A ramble about Brooklyn Heights and Vinegar Hill

I find all the changes on the Brooklyn waterfront both intriguing and disquieting. It’s given me a chance to explore the old anew, and yet this is a place that was once so very familiar, one that I no longer recognize or feel a connection to. It is if my past were nothing but a dream, and the present is only a place set up for me to take my photo and move on. The new vistas are spectacular, but I’m afraid to scratch its shiny surface in fear I will find nothing underneath. There is a sign in the new park that warns visitors not to climb upon the rocks, the type I would have been all over as a child.

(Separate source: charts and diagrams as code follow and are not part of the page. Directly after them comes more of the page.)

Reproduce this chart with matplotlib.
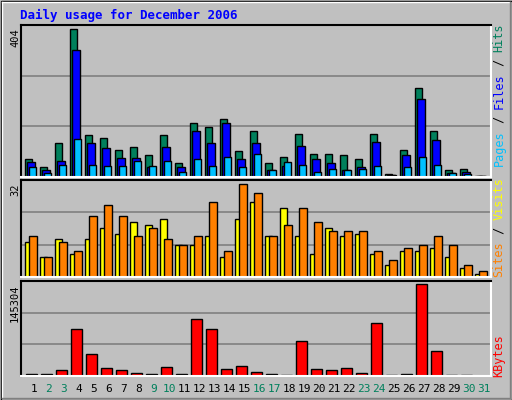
import matplotlib
matplotlib.use("Agg")
import matplotlib.pyplot as plt
from matplotlib.patches import Rectangle

days = list(range(1, 32))
hits = [50,28,92,404,116,108,75,83,61,114,39,149,138,160,72,127,39,54,119,64,64,59,48,119,9,75,243,127,20,23,3]
files = [42,20,45,347,92,78,53,53,28,81,28,127,94,147,48,94,20,29,86,48,39,20,26,97,6,61,214,100,12,15,3]
pages = [26,12,34,105,34,31,31,45,31,45,15,50,31,56,26,64,20,42,34,15,23,20,23,31,5,26,56,34,12,7,3]
sites = [12,7,13,8,13,17,15,19,18,20,11,11,14,7,20,26,14,24,14,8,17,14,15,8,4,9,9,10,7,3,1]
visits = [14,7,12,9,21,25,21,14,17,13,11,14,26,9,32,29,14,18,24,19,16,16,16,9,6,10,11,14,11,4,2]
kbytes = [3700,3700,10000,75000,35400,13200,10000,5300,3700,14800,3700,89300,75000,11600,16400,6900,3700,2100,56000,11600,10000,13200,5300,83000,2100,3700,145304,40200,2100,2100,0]
weekend = [2,3,9,10,16,17,23,24,30,31]
title = "Daily usage for December 2006"

W, H = 512, 400
fig = plt.figure(figsize=(W/100, H/100), dpi=100)
fig.patch.set_facecolor("#C0C0C0")
bg = fig.add_axes([0, 0, 1, 1]); bg.set_xlim(0, W); bg.set_ylim(H, 0); bg.axis("off")
bg.add_patch(Rectangle((0.5, 0.5), W-1, H-1, fill=False, ec="black", lw=1))
bg.plot([2, W-2], [2, 2], color="white", lw=1); bg.plot([2, 2], [2, H-2], color="white", lw=1)
bg.plot([2, W-2], [H-2, H-2], color="#808080", lw=1); bg.plot([W-2, W-2], [2, H-2], color="#808080", lw=1)

fig.text(20/W, 1-15/H, title, color="#0000FF", fontsize=9, fontweight="bold",
         family="DejaVu Sans Mono", va="center", ha="left")

x0, x1 = 21, 491
xmin = 1 - 11/15
xmax = xmin + (x1 - x0)/15

def mkax(top, bot, ymax):
    ax = fig.add_axes([x0/W, 1-bot/H, (x1-x0)/W, (bot-top)/H])
    ax.set_facecolor("#C0C0C0")
    ax.set_xlim(xmin, xmax); ax.set_ylim(0, ymax)
    for y in (ymax/3, 2*ymax/3):
        ax.axhline(y, color="#808080", lw=1.2, zorder=0)
    ax.set_xticks([]); ax.set_yticks([])
    for s in ("top", "left"):
        ax.spines[s].set_color("black"); ax.spines[s].set_linewidth(1.5)
    for s in ("bottom", "right"):
        ax.spines[s].set_color("white"); ax.spines[s].set_linewidth(1.5)
    return ax

kw = dict(align="edge", edgecolor="black", linewidth=1)
ax1 = mkax(25, 177, 404*455/442)
left = [d - 7/15 for d in days]
ax1.bar(left, hits, width=7.3/15, color="#00805C", **kw)
ax1.bar([l + 2.3/15 for l in left], files, width=7.7/15, color="#0000FF", **kw)
ax1.bar([l + 4/15 for l in left], pages, width=7.3/15, color="#00C0FF", **kw)

ax2 = mkax(180, 277, 32*289/276)
ax2.bar(left, sites, width=7.3/15, color="#FFFF00", **kw)
ax2.bar([l + 4/15 for l in left], visits, width=7.7/15, color="#FF8000", **kw)

ax3 = mkax(281, 376, 145304*284/275)
ax3.bar([l + 1/15 for l in left], kbytes, width=10.7/15, color="#FF0000", **kw)

mono = "DejaVu Sans Mono"
for ytop, txt in ((25, "404"), (180, "32"), (281, "145304")):
    fig.text(15/W, 1-(ytop+3)/H, txt, rotation=90, fontsize=7.5, family=mono,
             ha="center", va="top", color="black")

fig.canvas.draw()
renderer = fig.canvas.get_renderer()

def rlabel(ybot, parts):
    y = ybot
    for t, c in parts:
        tx = fig.text(499/W, 1-y/H, t, rotation=90, fontsize=8.5, family=mono,
                      color=c, ha="center", va="bottom")
        ext = tx.get_window_extent(renderer)
        y -= ext.height

rlabel(166, [("Pages", "#00C0FF"), (" / ", "black"), ("Files", "#0000FF"), (" / ", "black"), ("Hits", "#00805C")])
rlabel(277, [("Sites", "#FF8000"), (" / ", "black"), ("Visits", "#FFFF00")])
rlabel(377, [("KBytes", "#FF0000")])

for d in days:
    px = 32 + (d - 1)*15 + 2
    fig.text(px/W, 1-389/H, str(d), fontsize=8, family=mono, ha="center", va="center",
             color="#00805C" if d in weekend else "black")

fig.savefig("out.png", dpi=100, facecolor=fig.get_facecolor())
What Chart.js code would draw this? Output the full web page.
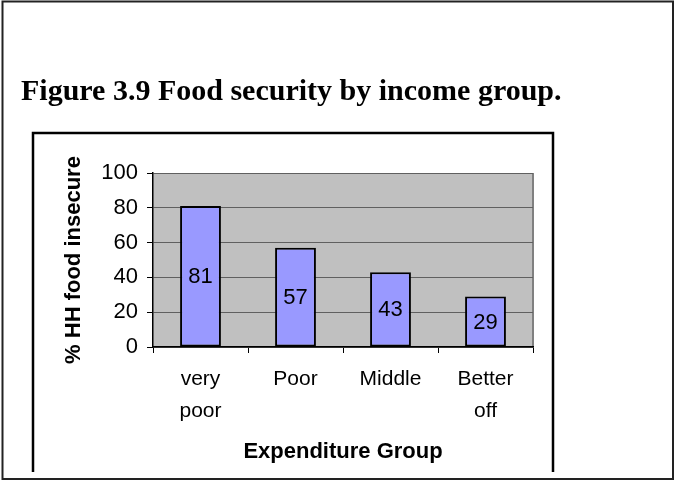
<!DOCTYPE html>
<html lang="en">
<head>
<meta charset="UTF-8">
<title>Food security by income group</title>
<script src="https://cdn.jsdelivr.net/npm/chart.js@4.4.0/dist/chart.umd.min.js"></script>
<style>
  html, body { margin: 0; padding: 0; background: #fff; }
  #wrap { position: relative; width: 675px; height: 481px; }
</style>
</head>
<body>
<div id="wrap"><canvas id="myChart" width="675" height="481"></canvas></div>
<script>
var figureTitle = 'Figure 3.9 Food security by income group.';
var groups = [['very', 'poor'], 'Poor', 'Middle', ['Better', 'off']];
var pctInsecure = [81, 57, 43, 29];
var yTicks = [0, 20, 40, 60, 80, 100];
var yTitle = '% HH food insecure';
var xTitle = 'Expenditure Group';

Chart.defaults.font.family = '"Liberation Sans", Arial, sans-serif';
Chart.defaults.color = '#000';

// frames, grey plot area, bar labels and the figure caption
var frame = {
    id: 'frame',
    beforeDraw: function(chart) {
        var ctx = chart.ctx, a = chart.chartArea;
        ctx.save();
        ctx.fillStyle = '#fff';
        ctx.fillRect(0, 0, chart.width, chart.height);
        ctx.strokeStyle = '#222';
        ctx.lineWidth = 2;
        ctx.strokeRect(2.5, 1.5, 670.5, 477.5);
        ctx.strokeStyle = '#000';
        ctx.lineWidth = 2.5;
        ctx.beginPath();
        ctx.moveTo(33, 472);
        ctx.lineTo(33, 133);
        ctx.lineTo(553, 133);
        ctx.lineTo(553, 472);
        ctx.stroke();
        ctx.fillStyle = '#c0c0c0';
        ctx.fillRect(a.left, a.top, a.right - a.left, a.bottom - a.top);
        ctx.strokeStyle = '#808080';
        ctx.lineWidth = 2;
        ctx.beginPath();
        ctx.moveTo(a.right, a.top);
        ctx.lineTo(a.right, a.bottom);
        ctx.stroke();
        ctx.restore();
    },
    afterDatasetsDraw: function(chart) {
        var ctx = chart.ctx;
        var meta = chart.getDatasetMeta(0);
        ctx.save();
        ctx.font = '22px "Liberation Sans", Arial, sans-serif';
        ctx.fillStyle = '#000';
        ctx.textAlign = 'center';
        ctx.textBaseline = 'middle';
        meta.data.forEach(function(bar, i) {
            ctx.fillText(String(pctInsecure[i]), bar.x, (bar.y + bar.base) / 2 + 1);
        });
        ctx.restore();
    },
    afterDraw: function(chart) {
        var ctx = chart.ctx;
        ctx.save();
        ctx.font = 'bold 30px "Liberation Serif", "Times New Roman", serif';
        ctx.fillStyle = '#000';
        ctx.textAlign = 'left';
        ctx.textBaseline = 'alphabetic';
        ctx.fillText(figureTitle, 21, 100);
        ctx.restore();
    }
};

var ctx = document.getElementById('myChart').getContext('2d');
var chart = new Chart(ctx, {
    type: 'bar',
    data: {
        labels: groups,
        datasets: [{
            label: yTitle,
            data: pctInsecure,
            backgroundColor: '#9999ff',
            borderColor: '#000',
            borderWidth: 2,
            borderSkipped: false,
            barPercentage: 0.43,
            categoryPercentage: 1.0
        }]
    },
    options: {
        responsive: false,
        animation: false,
        devicePixelRatio: 1,
        layout: { padding: { left: 20, top: 173, right: 142, bottom: 0 } },
        plugins: {
            legend: { display: false },
            title: { display: false },
            tooltip: { enabled: false }
        },
        scales: {
            x: {
                afterFit: function(scale) { scale.height = 134; },
                grid: {
                    display: true,
                    offset: true,
                    drawOnChartArea: false,
                    drawTicks: true,
                    tickLength: 6,
                    color: '#000',
                    tickColor: '#000'
                },
                border: { display: true, color: '#000', width: 1.5 },
                ticks: {
                    font: { size: 21, lineHeight: 1.52 },
                    padding: 10,
                    maxRotation: 0,
                    autoSkip: false
                },
                title: {
                    display: true,
                    text: xTitle,
                    font: { size: 22, weight: 'bold' },
                    padding: { top: 0, bottom: 16 }
                }
            },
            y: {
                min: yTicks[0],
                max: yTicks[yTicks.length - 1],
                afterFit: function(scale) { scale.width = 133; },
                grid: {
                    color: '#606060',
                    lineWidth: 1,
                    tickLength: 6,
                    tickColor: '#000'
                },
                border: { display: true, color: '#000', width: 1.5 },
                ticks: {
                    stepSize: yTicks[1] - yTicks[0],
                    font: { size: 22 },
                    padding: 9
                },
                title: {
                    display: true,
                    text: yTitle,
                    font: { size: 22, weight: 'bold' },
                    padding: { top: 41, bottom: 0 }
                }
            }
        }
    },
    plugins: [frame]
});
</script>
</body>
</html>
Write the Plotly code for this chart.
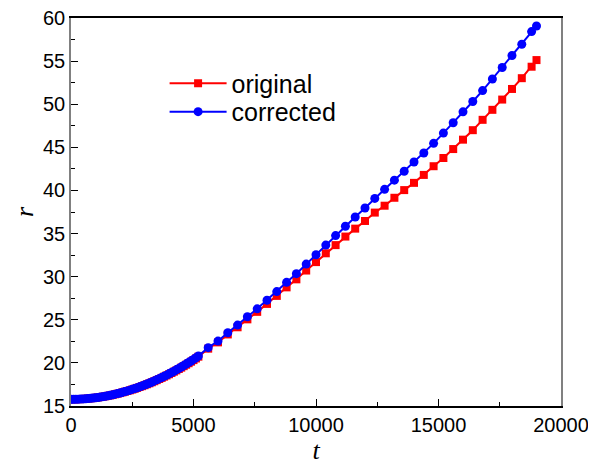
import plotly.graph_objects as go

# time values: dense sampling early, then every 400
t_dense = [0, 100, 200, 300, 400, 500, 600, 700, 800, 900, 1000, 1100, 1200, 1300, 1400,
           1500, 1600, 1700, 1800, 1900, 2000, 2100, 2200, 2300, 2400, 2500, 2600, 2700,
           2800, 2900, 3000, 3100, 3200, 3300, 3400, 3500, 3600, 3700, 3800, 3900, 4000,
           4100, 4200, 4300, 4400, 4500, 4600, 4700, 4800, 4900, 5000, 5100, 5200]
t_sparse = [5600, 6000, 6400, 6800, 7200, 7600, 8000, 8400, 8800, 9200, 9600, 10000,
            10400, 10800, 11200, 11600, 12000, 12400, 12800, 13200, 13600, 14000, 14400,
            14800, 15200, 15600, 16000, 16400, 16800, 17200, 17600, 18000, 18400, 18800, 19000]

r_corrected_dense = [15.77, 15.77, 15.78, 15.79, 15.80, 15.82, 15.84, 15.86, 15.89, 15.92,
                     15.96, 15.99, 16.04, 16.08, 16.13, 16.19, 16.24, 16.30, 16.37, 16.44,
                     16.51, 16.59, 16.67, 16.75, 16.84, 16.93, 17.02, 17.12, 17.22, 17.33,
                     17.44, 17.55, 17.66, 17.78, 17.91, 18.04, 18.17, 18.30, 18.44, 18.58,
                     18.73, 18.88, 19.03, 19.19, 19.35, 19.52, 19.69, 19.86, 20.04, 20.22,
                     20.40, 20.60, 20.80]
r_corrected_sparse = [21.77, 22.53, 23.50, 24.38, 25.35, 26.27, 27.26, 28.27, 29.34, 30.35,
                      31.46, 32.54, 33.66, 34.76, 35.85, 36.92, 37.96, 39.08, 40.13, 41.19,
                      42.23, 43.30, 44.34, 45.46, 46.65, 47.85, 49.12, 50.31, 51.58, 52.93,
                      54.26, 55.65, 56.96, 58.42, 59.07]

r_original_dense = [15.77, 15.77, 15.78, 15.79, 15.80, 15.82, 15.84, 15.86, 15.89, 15.92,
                    15.96, 15.99, 16.04, 16.08, 16.13, 16.18, 16.23, 16.29, 16.36, 16.43,
                    16.50, 16.58, 16.66, 16.74, 16.82, 16.91, 17.00, 17.10, 17.20, 17.30,
                    17.41, 17.52, 17.63, 17.75, 17.87, 18.00, 18.13, 18.26, 18.40, 18.54,
                    18.68, 18.83, 18.98, 19.13, 19.29, 19.45, 19.62, 19.79, 19.96, 20.14,
                    20.32, 20.51, 20.72]
r_original_sparse = [21.65, 22.38, 23.30, 24.13, 25.05, 25.92, 26.84, 27.77, 28.76, 29.69,
                     30.71, 31.69, 32.71, 33.66, 34.65, 35.57, 36.46, 37.43, 38.23, 39.15,
                     40.04, 40.88, 41.80, 42.81, 43.76, 44.80, 45.89, 46.99, 48.19, 49.35,
                     50.54, 51.77, 53.02, 54.35, 55.12]

t_all = t_dense + t_sparse
r_original = r_original_dense + r_original_sparse
r_corrected = r_corrected_dense + r_corrected_sparse

x_ticks = [0, 5000, 10000, 15000, 20000]
y_ticks = [15, 20, 25, 30, 35, 40, 45, 50, 55, 60]

fig = go.Figure()
fig.add_trace(go.Scatter(
    x=t_all, y=r_original, mode="lines+markers", name="original", legend="legend",
    line=dict(color="#ff0000", width=2),
    marker=dict(symbol="square", size=8, color="#ff0000"),
))
fig.add_trace(go.Scatter(
    x=t_all, y=r_corrected, mode="lines+markers", name="corrected", legend="legend2",
    line=dict(color="#0000ff", width=2),
    marker=dict(symbol="circle", size=9, color="#0000ff"),
))

tick_font = dict(family="Liberation Sans, Arial, sans-serif", size=20, color="black")
leg_font = dict(family="Liberation Sans, Arial, sans-serif", size=25, color="black")

fig.update_layout(
    width=588, height=460,
    margin=dict(l=63, r=35, t=9.5, b=62),
    paper_bgcolor="white", plot_bgcolor="white",
    showlegend=True,
    legend=dict(
        x=0.191, y=0.831, xanchor="left", yanchor="middle",
        font=leg_font, itemwidth=57,
        bgcolor="rgba(0,0,0,0)",
    ),
    legend2=dict(
        x=0.191, y=0.758, xanchor="left", yanchor="middle",
        font=leg_font, itemwidth=57,
        bgcolor="rgba(0,0,0,0)",
    ),
    xaxis=dict(
        range=[0, 20000], tickvals=x_ticks, ticktext=[str(v) for v in x_ticks],
        ticks="inside", ticklen=7, tickwidth=1, tickcolor="black",
        minor=dict(ticks="inside", ticklen=4, tickcolor="black", dtick=2500, showgrid=False),
        showline=True, linecolor="black", linewidth=1.5, mirror=True,
        showgrid=False, zeroline=False, tickfont=tick_font, automargin=False,
        ticklabeloverflow="allow",
        title=dict(text="<i>t</i>", font=dict(family="Liberation Serif, Times New Roman, serif",
                                               size=26, color="black"), standoff=0),
    ),
    yaxis=dict(
        range=[15, 60], tickvals=y_ticks, ticktext=[str(v) for v in y_ticks],
        ticks="inside", ticklen=7, tickwidth=1, tickcolor="black",
        minor=dict(ticks="inside", ticklen=4, tickcolor="black", dtick=2.5, showgrid=False),
        showline=True, linecolor="#808080", linewidth=1.5, mirror=True,
        showgrid=False, zeroline=False, tickfont=tick_font, automargin=False,
        ticklabeloverflow="allow",
        title=dict(text="<i>r</i>", font=dict(family="Liberation Serif, Times New Roman, serif",
                                               size=26, color="black"), standoff=2),
    ),
)

fig.write_html("out.html")
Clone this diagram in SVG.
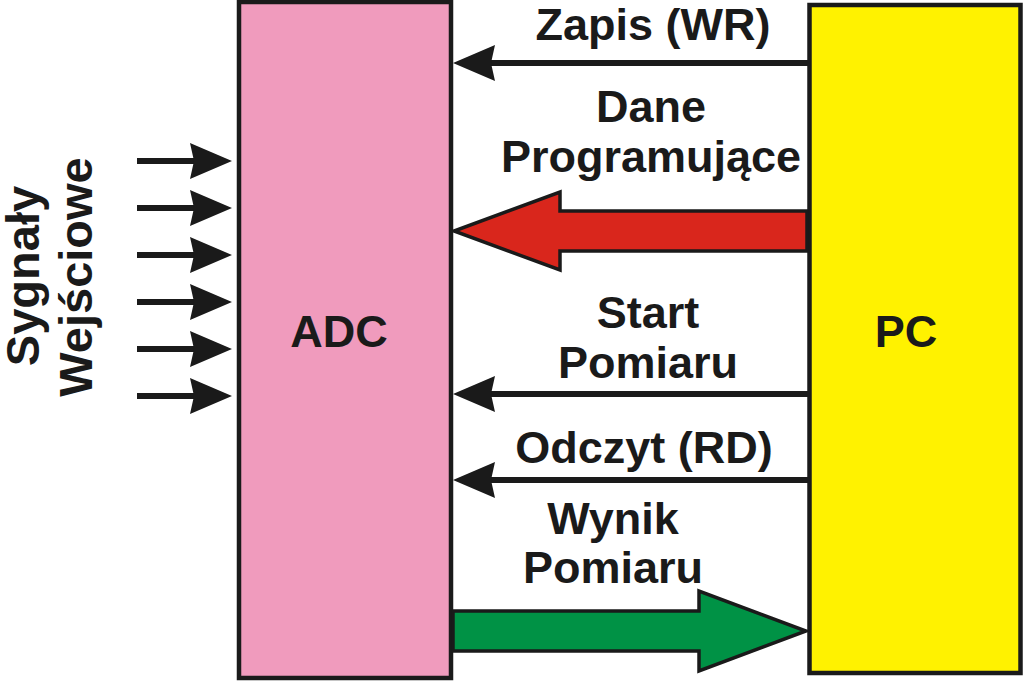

Perhaps they too fear more than personal injury?



Briarwood

May 2017

A walk between Jamaica Hills and Woodhaven

Setting up a play village was always easy as a child for there were never any real concerns where to place things beyond my immediate desires. Now, roaming the streets with my camera I don’t look for pretty, but sometimes I find a cleanliness to things that evokes some sense of order, an artificiality like the toys I once carefully arrange on my bedroom floor. I wonder if my attraction to such scenes is nothing more than a hidden desire to live in the less gritty world that I once did.



Gowanus

May 2017

A walk between Park Slope and City Hall

The street is rather ordinary; brownstones, a few older houses, a body repair shop or two and a corner deli. A mural is going up in a vacant lot that is either the burial place of Revolutionary War soldiers who died fighting in the once nearby swamps of the Gowanus or the site of a future condos? New Yorker’s love paying tribute to their history but there are also those whose worse nightmare is to find that the land they own has historical relevance. Land it seems is always fought over.



Midtown

May 2017

A walk from Union Square to Hudson Yards

When every building in New York abandons the grid to conform to current fads in design, will everyone on the street be constantly dizzy?